Mercator, based in Wilton, Conn., said its board of directors had unanimously rejected the all-cash offer valued at nearly $75 million. The company said the proposal lacked financing and involved an "extremely risky" business plan.
"Our board does not believe that this dissident proposal is in the best interest of our stockholders," Roy King, Mercator's chairman and chief executive, said in a statement. "It is our opinion that these dissidents cannot successfully complete what is a highly conditional, unsolicited hostile transaction."
Strategic Software Holdings, which owns nearly 5 percent of Mercator's stock, extended its offer on Monday to purchased the entire company for $2.17 in cash per common Mercator share. The companies met Tuesday to discuss the bid.

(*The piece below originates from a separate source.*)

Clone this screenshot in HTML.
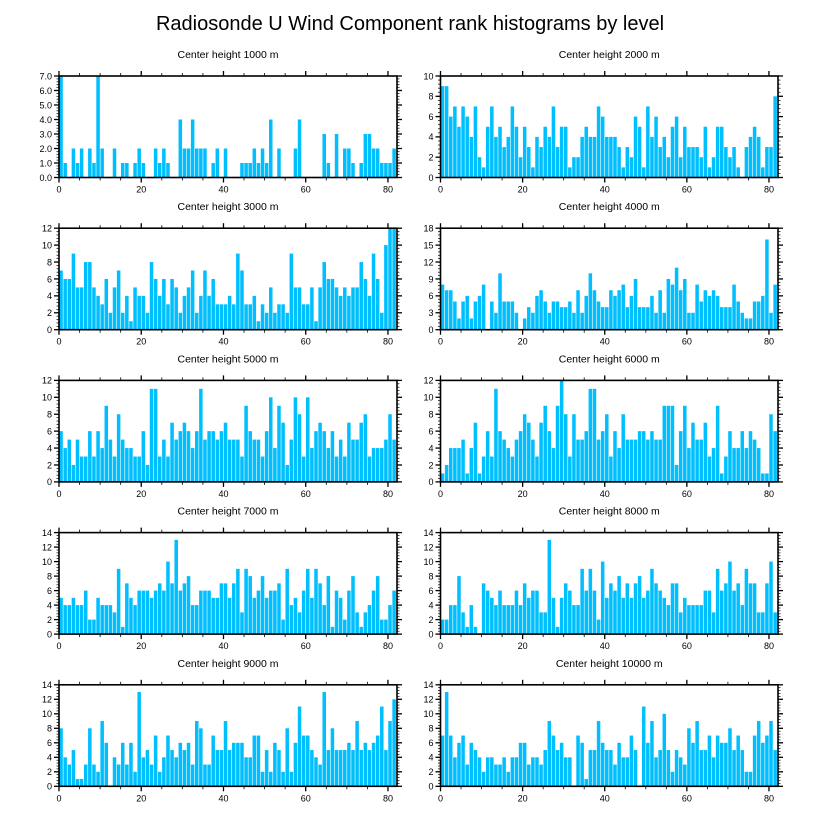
<!DOCTYPE html>
<html><head><meta charset="utf-8"><style>
html,body{margin:0;padding:0;background:#fff;}
svg{display:block;font-family:"Liberation Sans",Arial,sans-serif;}
</style></head>
<body>
<svg id="chart" width="818" height="824" viewBox="0 0 818 824" xmlns="http://www.w3.org/2000/svg">
<text x="410" y="30" text-anchor="middle" font-size="20">Radiosonde U Wind Component rank histograms by level</text>
</svg>
<script>
const levels = [1000,2000,3000,4000,5000,6000,7000,8000,9000,10000];
const yMaxes = [7,10,12,18,12,12,14,14,14,14];
const yTickSteps = [1,2,2,3,2,2,2,2,2,2];
const xTickLabels = [0,20,40,60,80];
const counts1000 = [7,1,0,2,1,2,0,2,1,7,2,0,0,2,0,1,1,0,1,2,1,0,0,2,1,2,1,0,0,4,2,2,4,2,2,2,0,1,2,0,2,0,0,0,1,1,1,2,1,2,1,4,0,2,0,0,0,2,4,0,0,0,0,0,3,1,0,3,0,2,2,1,0,1,3,3,2,2,1,1,1,2];
const counts2000 = [9,9,6,7,5,7,6,4,7,2,1,5,7,4,5,3,4,7,5,2,5,3,1,4,3,5,4,7,3,5,5,1,2,2,4,5,4,4,7,6,4,4,4,3,1,3,2,6,5,1,7,4,6,3,4,2,5,6,2,5,3,3,3,2,5,1,2,5,5,3,2,3,1,0,3,4,5,4,1,3,3,8];
const counts3000 = [7,6,6,9,5,5,8,8,5,4,3,6,2,5,7,2,4,1,5,4,4,2,8,6,4,6,3,6,5,2,4,5,7,2,4,7,4,6,3,3,3,4,3,9,7,3,3,4,1,3,2,5,2,3,3,2,9,5,5,3,3,5,1,5,8,6,6,5,4,5,4,5,5,8,6,4,9,6,2,10,12,12];
const counts4000 = [8,7,7,5,2,5,6,2,5,6,8,0,5,3,10,5,5,5,3,0,2,4,3,6,7,5,3,5,5,4,4,5,3,7,3,6,10,7,5,4,4,7,6,7,8,4,6,9,4,4,4,6,3,7,3,9,8,11,7,9,3,3,8,5,7,6,7,6,4,4,4,8,5,3,2,2,5,5,6,16,3,8];
const counts5000 = [6,4,5,2,5,3,3,6,3,6,4,9,5,3,8,5,4,4,3,3,6,2,11,11,3,5,3,7,5,6,7,6,4,6,11,5,6,6,5,6,7,5,5,5,3,9,6,5,5,3,6,10,4,9,7,2,5,10,8,3,10,4,6,7,6,4,6,3,5,3,7,5,5,7,8,3,4,4,4,5,8,5];
const counts6000 = [1,2,4,4,4,5,1,4,7,1,3,6,3,11,6,5,4,3,5,6,8,7,5,3,7,9,6,4,9,12,8,3,8,5,5,6,11,11,5,6,8,3,6,4,8,5,5,5,6,6,5,6,5,5,9,9,9,2,6,9,4,7,5,5,7,3,4,9,1,3,6,4,4,6,4,6,5,4,1,1,8,6];
const counts7000 = [5,4,4,5,4,4,6,2,2,5,4,4,4,3,9,1,7,5,4,6,6,6,5,6,7,6,10,7,13,6,7,8,4,4,6,6,6,5,5,7,7,5,7,9,3,9,8,5,6,8,5,6,6,7,2,9,4,5,3,6,9,5,9,7,4,8,1,6,5,2,6,8,3,1,3,4,6,8,2,2,4,6];
const counts8000 = [2,2,4,4,8,3,1,4,1,0,7,6,5,4,6,4,4,4,6,4,7,5,6,6,3,3,13,5,1,5,7,6,4,4,9,6,9,6,2,10,5,7,6,8,5,7,5,7,8,5,6,9,7,6,5,4,7,7,3,5,4,4,4,4,6,6,3,9,6,7,10,6,7,4,9,7,7,3,3,7,10,3];
const counts9000 = [8,4,3,5,1,1,3,8,3,2,9,6,0,4,3,6,3,6,2,13,4,5,3,7,2,4,7,5,4,6,5,6,3,9,8,3,3,7,5,5,9,5,6,6,6,4,4,7,7,2,5,2,6,5,2,8,2,6,11,7,7,5,4,3,13,5,8,5,5,5,6,5,9,5,6,5,6,7,11,5,9,12];
const counts10000 = [7,13,7,4,6,7,3,6,5,4,2,4,4,3,3,4,2,4,4,6,6,3,4,4,3,5,9,7,5,6,4,4,0,7,6,1,5,5,9,6,5,5,3,6,4,4,7,5,0,11,6,9,4,5,10,5,2,5,4,3,8,6,9,5,5,7,4,7,6,6,8,5,7,5,2,2,7,9,6,7,9,5];
const allCounts = [counts1000,counts2000,counts3000,counts4000,counts5000,counts6000,counts7000,counts8000,counts9000,counts10000];

const svg = document.getElementById('chart');
const NS = 'http://www.w3.org/2000/svg';
function mk(tag, attrs, parent){
  const e = document.createElementNS(NS, tag);
  for (const k in attrs) e.setAttribute(k, attrs[k]);
  (parent||svg).appendChild(e);
  return e;
}
const X_MAX = 82.2;
levels.forEach((lev, p) => {
  const col = p % 2, row = Math.floor(p / 2);
  const L = col ? 440.5 : 59, R = col ? 778 : 397;
  const T = 76 + row * 152.2, B = 177.5 + row * 152.2;
  const xs = v => L + (v / X_MAX) * (R - L);
  const ys = v => B - (v / yMaxes[p]) * (B - T);
  const g = mk('g', {});
  
  
  const title = mk('text', {x: (L + R) / 2, y: T - 18, 'text-anchor': 'middle', 'font-size': 10.5}, g);
  
  
  title.textContent = 'Center height ' + lev + ' m';
  const data = allCounts[p];
  data.forEach((v, i) => {
    if (v <= 0) return;
    const r = mk('rect', {x: xs(i) + 0.3, y: ys(v), width: xs(i + 1) - xs(i) - 0.6, height: B - ys(v), fill: '#00BFFF'}, g);
    
    
  });
  // frame
  const f = mk('rect', {x: L, y: T, width: R - L, height: B - T, fill: 'none', stroke: '#000', 'stroke-width': 1.6}, g);
  
  
  // x ticks
  for (let v = 0; v <= 80; v += 5) {
    const major = v % 20 === 0, len = major ? 5 : 3;
    mk('line', {x1: xs(v), x2: xs(v), y1: B, y2: B + len, stroke: '#000', 'stroke-width': major ? 1.3 : 0.8}, g);
    mk('line', {x1: xs(v), x2: xs(v), y1: T, y2: T - len, stroke: '#000', 'stroke-width': major ? 1.3 : 0.8}, g);
  }
  xTickLabels.forEach(v => {
    const t = mk('text', {x: xs(v), y: B + 15, 'text-anchor': 'middle', 'font-size': 9}, g);
    
    
    t.textContent = v;
  });
  // y ticks
  const st = yTickSteps[p], minor = st / 5;
  for (let k = 0; k <= Math.round(yMaxes[p] / minor); k++) {
    const v = k * minor, isMajor = k % 5 === 0, len = isMajor ? 5 : 2.5;
    mk('line', {x1: L, x2: L - len, y1: ys(v), y2: ys(v), stroke: '#000', 'stroke-width': isMajor ? 1.3 : 0.7}, g);
    mk('line', {x1: R, x2: R + len, y1: ys(v), y2: ys(v), stroke: '#000', 'stroke-width': isMajor ? 1.3 : 0.7}, g);
    if (isMajor) {
      const t = mk('text', {x: L - 7, y: ys(v) + 3.3, 'text-anchor': 'end', 'font-size': 9}, g);
      
      
      t.textContent = p === 0 ? v.toFixed(1) : Math.round(v);
    }
  }
});
</script>
</body></html>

"What is outrageous is that the dissidents even admitted at the meeting that they had not secured financing for the purported proposal and that they were not prepared to detail any other terms," King said in his statement.
Last month, Strategic Software Holdings disclosed a plan to replace Mercator's board of directors at Mercator's next annual meeting in May. King called that plan an attempt "to gain control of the board in order to sell the company to themselves as cheaply as possible."Mercator, which competes with IBM, Vitria and WebMethods, sells software designed to help companies stitch together incompatible business systems. Sales for that type of software has generally declined in the past two years as companies put the brakes on information technology investments.
The company has more than 1,100 customers, according to Mercator's Web site. In 2002, it posted a net loss of $29.4 million, or 86 cents per share, on nearly $112 million in sales. The company's shares closed down 7 percent on Friday, at $1.57.
Strategic Software Holdings was not immediately available to comment.